Thursday, February 12, 2009

"The truth is: I do not know... I seek... I have not yet found. Only with this in mind can I feel alive and look at you without shame. "

Federico Fellini does not seem like a director I would like. Most of his stuff is about film as art and focused more with images than story. But 8½ (1963) is a definitive movie that others can be modeled on. Like The Godfather (1972) is the definitive gangster movie or Star Wars (1976) is the definitive space movie. It is the movie we first think of when we think of the genre. 8½ is the definitive movie made about a director.

Unlike writers, who seem to be obsessed with writing stories that feature writers as their main characters, directors seem to be less concerned with directors as characters in movies. That is except for Fellini here. Maybe this is why no other directors have taken on the movie about making a movie, at least in a dramatic sense. There have been many made in a comedic way.

The movie is about a famous Italian director who is supposed to make another great movie. He faces what appears to be "director block." It is writer's block just transferred to a director.

Obviously this famous Italian director is supposed to stand for Fellini himself. He could have suffered from director block himself and just threw this movie together to be something, much like the director in the movie does. But with Fellini this is all very complex and open to great meaning that could take forever to discuss. So let us keep to the basics.

Like all of Fellini, the movie is filled with beautiful images. Fellini is considered by some to be the greatest director ever, particularly because of the beautiful images that fill his movies. But Fellini was not an outstanding technical director like Fritz Lang or Alfred Hitchcock. He was brilliant at setting up shots and shooting them like a painting, but there are not a lot of pans, crane shots or dolly shots. The beauty of Fellini is static.

Because Fellini is more interested in images than story, his movies tend toward the weird side. This is the case here as there are random images and flashbacks that are included. They work here because the director's mind is so cluttered and indecisive that the whole thing works. Since it works this is called genius, if it didn't it would be called trash.

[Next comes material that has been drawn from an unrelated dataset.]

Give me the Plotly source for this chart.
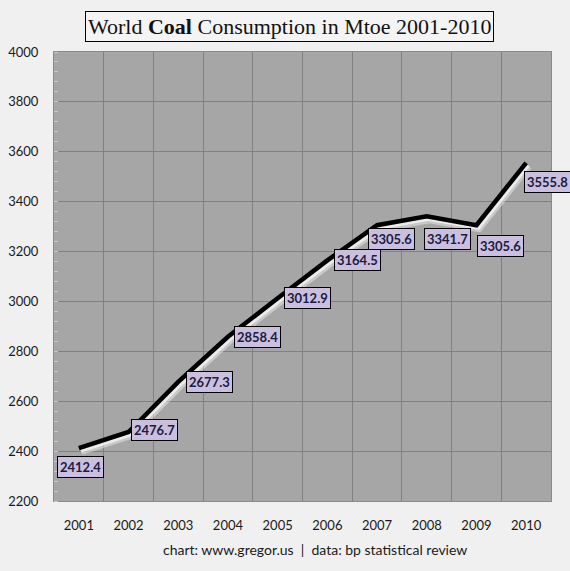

Images in the movie have been imitated. The beginning of Falling Down (1995) was modeled after 8½'s. The ending has often been imitated as well. The large circle of people involved with the production of the movie's movie and of the movie itself. Fellini as a boy ran away to join the circus. This is why the circus plays a large role in his movies and why we are graced with the presence of the clowns and circus music at the end.

8½ is an autobiographical movie. It is also a movie that defines what it is like to come up with a movie when you are famous. The stresses it puts on the director and his relationship if he happens to be married. It is a movie that needs to be watched more than once so it can take on deeper meaning each time. Constructing a movie like this might not take so long if it was unintended to turn out like this. Fellini wants the audience to think this is a natural progression of the director's thoughts, not that it has been preplanned by him.

Fellini was famous for remarking that he was a liar and to never believe a word he said. So the jury is still out as to how much Fellini meant to show in the movie and how much has been interpreted as greatness simply because it was made by Fellini. Whatever it is, it is a worthwhile movie to watch.